In the meantime I had adopted, or rather been adopted by (unlike dogs, cats choose their masters), one of these cats. I named him Ferdinand, after Magellan, the Portuguese explorer in the Spanish service, for his cathemeral activities took him on a circuit of considerable extent.
He was the sort of cat I would myself choose for a voyage of circumnavigation. It would have to be a cat, as I am persuaded by nautical memoirists from Joshua Slocum to Lorenzo Ricciardi, that goats make poor sailors. The virtues of cats, at sea, are attested by many of the feline voyagers themselves, from Trim, the famous cat of the famous Captain Flinders; to Mrs Chippy, aboard Shackleton’s Endurance; to Pwe, the “ineffective hunter of albatrosses” who crewed with Miles and Beryl Smeeton.

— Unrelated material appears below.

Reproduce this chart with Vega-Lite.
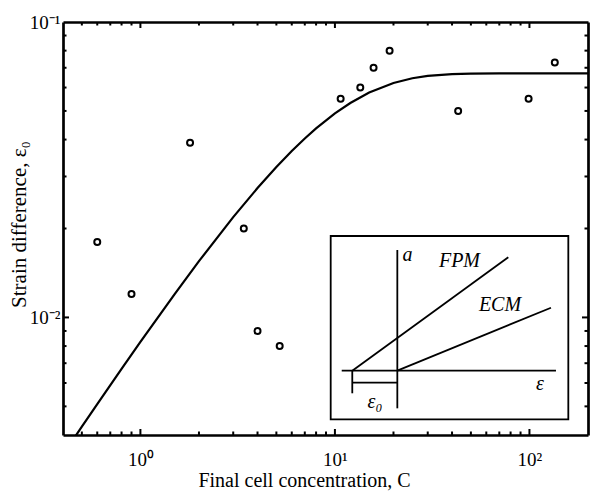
{
  "$schema": "https://vega.github.io/schema/vega-lite/v6.json",
  "width": 525,
  "height": 413,
  "autosize": "none",
  "padding": {"left": 63, "top": 22, "right": 13, "bottom": 60},
  "background": "white",
  "config": {
    "view": {"stroke": null},
    "font": "Liberation Serif",
    "axis": {"zindex": 1, "grid": false, "ticks": false, "domainColor": "black", "domainWidth": 2.7, "labelColor": "black", "titleColor": "black", "labelFont": "Liberation Serif", "titleFont": "Liberation Serif", "titleFontWeight": "normal"}
  },
  "datasets": {
    "obs": [
      {"C": 0.6, "eps": 0.018},
      {"C": 0.9, "eps": 0.012},
      {"C": 1.8, "eps": 0.039},
      {"C": 3.4, "eps": 0.020},
      {"C": 4.0, "eps": 0.009},
      {"C": 5.2, "eps": 0.008},
      {"C": 10.7, "eps": 0.055},
      {"C": 13.5, "eps": 0.060},
      {"C": 15.8, "eps": 0.070},
      {"C": 19.1, "eps": 0.080},
      {"C": 43, "eps": 0.050},
      {"C": 99, "eps": 0.055},
      {"C": 135, "eps": 0.073}
    ],
    "fit": [
      {"C": 0.46, "eps": 0.003935},
      {"C": 0.5, "eps": 0.004266},
      {"C": 0.6, "eps": 0.005086},
      {"C": 0.8, "eps": 0.006694},
      {"C": 1, "eps": 0.008260},
      {"C": 1.5, "eps": 0.012000},
      {"C": 2, "eps": 0.015502},
      {"C": 3, "eps": 0.021850},
      {"C": 4, "eps": 0.027415},
      {"C": 5, "eps": 0.032298},
      {"C": 6, "eps": 0.036575},
      {"C": 7, "eps": 0.040326},
      {"C": 8, "eps": 0.043616},
      {"C": 10, "eps": 0.049027},
      {"C": 12, "eps": 0.053186},
      {"C": 15, "eps": 0.057691},
      {"C": 20, "eps": 0.062179},
      {"C": 25, "eps": 0.064502},
      {"C": 30, "eps": 0.065707},
      {"C": 40, "eps": 0.066653},
      {"C": 50, "eps": 0.066907},
      {"C": 70, "eps": 0.066993},
      {"C": 100, "eps": 0.067},
      {"C": 200, "eps": 0.067}
    ],
    "xmaj": [{"v": 1}, {"v": 10}, {"v": 100}],
    "xmin": [{"v": 0.5}, {"v": 0.6}, {"v": 0.7}, {"v": 0.8}, {"v": 0.9}, {"v": 2}, {"v": 3}, {"v": 4}, {"v": 5}, {"v": 6}, {"v": 7}, {"v": 8}, {"v": 9}, {"v": 20}, {"v": 30}, {"v": 40}, {"v": 50}, {"v": 60}, {"v": 70}, {"v": 80}, {"v": 90}],
    "ymaj": [{"v": 0.01}],
    "ymin": [{"v": 0.005}, {"v": 0.006}, {"v": 0.007}, {"v": 0.008}, {"v": 0.009}, {"v": 0.02}, {"v": 0.03}, {"v": 0.04}, {"v": 0.05}, {"v": 0.06}, {"v": 0.07}, {"v": 0.08}, {"v": 0.09}],
    "box": [{"x1": 50.99, "x2": 96.25, "y1": 3.80, "y2": 48.18}],
    "segs": [
      {"x1": 53.09, "y1": 15.57, "x2": 93.90, "y2": 15.57},
      {"x1": 63.68, "y1": 6.46, "x2": 63.68, "y2": 44.79},
      {"x1": 55.10, "y1": 15.57, "x2": 84.82, "y2": 43.03},
      {"x1": 63.68, "y1": 15.57, "x2": 92.95, "y2": 30.82},
      {"x1": 55.10, "y1": 15.57, "x2": 55.10, "y2": 10.10},
      {"x1": 55.10, "y1": 12.66, "x2": 63.68, "y2": 12.66}
    ],
    "labels": [
      {"x": 65.62, "y": 43.58, "t": "a"},
      {"x": 75.52, "y": 42.06, "t": "FPM"},
      {"x": 83.24, "y": 31.48, "t": "ECM"},
      {"x": 90.86, "y": 12.35, "t": "ε"},
      {"x": 59.43, "y": 7.99, "t": "ε₀"}
    ]
  },
  "layer": [
    {
      "data": {"name": "obs"},
      "mark": {"type": "point", "shape": "circle", "filled": false, "size": 36, "strokeWidth": 2, "color": "black", "opacity": 1},
      "encoding": {
        "x": {"field": "C", "type": "quantitative", "scale": {"type": "log", "domain": [0.4, 200], "nice": false},
          "axis": {"orient": "bottom", "values": [1, 10, 100], "labelFontSize": 19, "labelPadding": 30, "labelBaseline": "alphabetic",
            "labelExpr": "datum.value == 1 ? '10⁰' : datum.value == 10 ? '10¹' : '10²'",
            "title": "Final cell concentration, C", "titleFont": "Liberation Serif", "titleFontSize": 20, "titleX": 241, "titleY": 51, "titleBaseline": "alphabetic", "titleAlign": "center"}},
        "y": {"field": "eps", "type": "quantitative", "scale": {"type": "log", "domain": [0.004, 0.1], "nice": false},
          "axis": {"orient": "left", "values": [0.01, 0.1], "labelFontSize": 19, "labelPadding": 3, "labelBaseline": "middle",
            "labelExpr": "datum.value > 0.05 ? '10⁻¹' : '10⁻²'",
            "title": "Strain difference, ε₀", "titleFont": "Liberation Serif", "titleFontSize": 21, "titleX": -38, "titleY": 202, "titleBaseline": "alphabetic", "titleAlign": "center"}}
      }
    },
    {
      "data": {"name": "fit"},
      "mark": {"type": "line", "color": "black", "strokeWidth": 2.2, "clip": true},
      "encoding": {
        "x": {"field": "C", "type": "quantitative", "scale": {"type": "log", "domain": [0.4, 200], "nice": false},
          "axis": {"orient": "top", "values": [1, 10, 100], "labels": false, "title": null}},
        "y": {"field": "eps", "type": "quantitative", "scale": {"type": "log", "domain": [0.004, 0.1], "nice": false},
          "axis": {"orient": "right", "values": [0.01, 0.1], "labels": false, "title": null}}
      }
    },
    {
      "data": {"name": "xmaj"},
      "mark": {"type": "tick", "orient": "vertical", "size": 6, "thickness": 2, "yOffset": -3, "color": "black", "opacity": 1},
      "encoding": {
        "x": {"field": "v", "type": "quantitative", "scale": {"type": "log", "domain": [0.4, 200], "nice": false}, "axis": null},
        "y": {"datum": 0.004, "type": "quantitative", "scale": {"type": "log", "domain": [0.004, 0.1], "nice": false}, "axis": null}
      }
    },
    {
      "data": {"name": "xmaj"},
      "mark": {"type": "tick", "orient": "vertical", "size": 6, "thickness": 2, "yOffset": 3, "color": "black", "opacity": 1},
      "encoding": {
        "x": {"field": "v", "type": "quantitative", "scale": {"type": "log", "domain": [0.4, 200], "nice": false}, "axis": null},
        "y": {"datum": 0.1, "type": "quantitative", "scale": {"type": "log", "domain": [0.004, 0.1], "nice": false}, "axis": null}
      }
    },
    {
      "data": {"name": "xmin"},
      "mark": {"type": "tick", "orient": "vertical", "size": 3.5, "thickness": 2, "yOffset": -1.75, "color": "black", "opacity": 1},
      "encoding": {
        "x": {"field": "v", "type": "quantitative", "scale": {"type": "log", "domain": [0.4, 200], "nice": false}, "axis": null},
        "y": {"datum": 0.004, "type": "quantitative", "scale": {"type": "log", "domain": [0.004, 0.1], "nice": false}, "axis": null}
      }
    },
    {
      "data": {"name": "xmin"},
      "mark": {"type": "tick", "orient": "vertical", "size": 3.5, "thickness": 2, "yOffset": 1.75, "color": "black", "opacity": 1},
      "encoding": {
        "x": {"field": "v", "type": "quantitative", "scale": {"type": "log", "domain": [0.4, 200], "nice": false}, "axis": null},
        "y": {"datum": 0.1, "type": "quantitative", "scale": {"type": "log", "domain": [0.004, 0.1], "nice": false}, "axis": null}
      }
    },
    {
      "data": {"name": "ymaj"},
      "mark": {"type": "tick", "orient": "horizontal", "size": 6, "thickness": 2, "xOffset": 3, "color": "black", "opacity": 1},
      "encoding": {
        "y": {"field": "v", "type": "quantitative", "scale": {"type": "log", "domain": [0.004, 0.1], "nice": false}, "axis": null},
        "x": {"datum": 0.4, "type": "quantitative", "scale": {"type": "log", "domain": [0.4, 200], "nice": false}, "axis": null}
      }
    },
    {
      "data": {"name": "ymaj"},
      "mark": {"type": "tick", "orient": "horizontal", "size": 6, "thickness": 2, "xOffset": -3, "color": "black", "opacity": 1},
      "encoding": {
        "y": {"field": "v", "type": "quantitative", "scale": {"type": "log", "domain": [0.004, 0.1], "nice": false}, "axis": null},
        "x": {"datum": 200, "type": "quantitative", "scale": {"type": "log", "domain": [0.4, 200], "nice": false}, "axis": null}
      }
    },
    {
      "data": {"name": "ymin"},
      "mark": {"type": "tick", "orient": "horizontal", "size": 3.5, "thickness": 2, "xOffset": 1.75, "color": "black", "opacity": 1},
      "encoding": {
        "y": {"field": "v", "type": "quantitative", "scale": {"type": "log", "domain": [0.004, 0.1], "nice": false}, "axis": null},
        "x": {"datum": 0.4, "type": "quantitative", "scale": {"type": "log", "domain": [0.4, 200], "nice": false}, "axis": null}
      }
    },
    {
      "data": {"name": "ymin"},
      "mark": {"type": "tick", "orient": "horizontal", "size": 3.5, "thickness": 2, "xOffset": -1.75, "color": "black", "opacity": 1},
      "encoding": {
        "y": {"field": "v", "type": "quantitative", "scale": {"type": "log", "domain": [0.004, 0.1], "nice": false}, "axis": null},
        "x": {"datum": 200, "type": "quantitative", "scale": {"type": "log", "domain": [0.4, 200], "nice": false}, "axis": null}
      }
    },
    {
      "data": {"name": "box"},
      "mark": {"type": "rect", "fill": "white", "stroke": "black", "strokeWidth": 1.8},
      "encoding": {
        "x": {"field": "x1", "type": "quantitative", "scale": {"domain": [0, 100], "nice": false, "zero": false}, "axis": null},
        "x2": {"field": "x2"},
        "y": {"field": "y1", "type": "quantitative", "scale": {"domain": [0, 100], "nice": false, "zero": false}, "axis": null},
        "y2": {"field": "y2"}
      }
    },
    {
      "data": {"name": "segs"},
      "mark": {"type": "rule", "color": "black", "strokeWidth": 1.8},
      "encoding": {
        "x": {"field": "x1", "type": "quantitative", "scale": {"domain": [0, 100], "nice": false, "zero": false}, "axis": null},
        "x2": {"field": "x2"},
        "y": {"field": "y1", "type": "quantitative", "scale": {"domain": [0, 100], "nice": false, "zero": false}, "axis": null},
        "y2": {"field": "y2"}
      }
    },
    {
      "data": {"name": "labels"},
      "mark": {"type": "text", "font": "Liberation Serif", "fontStyle": "italic", "fontSize": 20, "align": "center", "baseline": "middle", "color": "black"},
      "encoding": {
        "x": {"field": "x", "type": "quantitative", "scale": {"domain": [0, 100], "nice": false, "zero": false}, "axis": null},
        "y": {"field": "y", "type": "quantitative", "scale": {"domain": [0, 100], "nice": false, "zero": false}, "axis": null},
        "text": {"field": "t"}
      }
    }
  ],
  "resolve": {"scale": {"x": "independent", "y": "independent"}, "axis": {"x": "independent", "y": "independent"}}
}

My Ferdinand was by nature untroubled by roll, pitch, or yaw, and seemed indifferent to being splashed with cold water, or any other inconvenience. He was moreover profoundly attracted to rigging, and upon discerning the birds on the jury-rigged clothes line, he set diligently about mastering the art of tightrope walking. Like so many of my heroes, it was not his success but his refusal to quit that I admired.
He was, like Mrs Chippy, but unlike Oscar, Trim, or Pwe, a tabby. I have found them generally an intelligent race, though Ferdinand himself among the stupidest cats I ever knew. His very survival was an indication that some angelic presence found his blitheness as endearing as I did, for he tempted fate about once a day. Cats have nine lives, according to the experts of antiquity, but after Ferdinand I concluded that this is only an average.
That they have other remarkable abilities I cannot doubt, and I am pleased to see the MSM finally giving them some much-merited attention.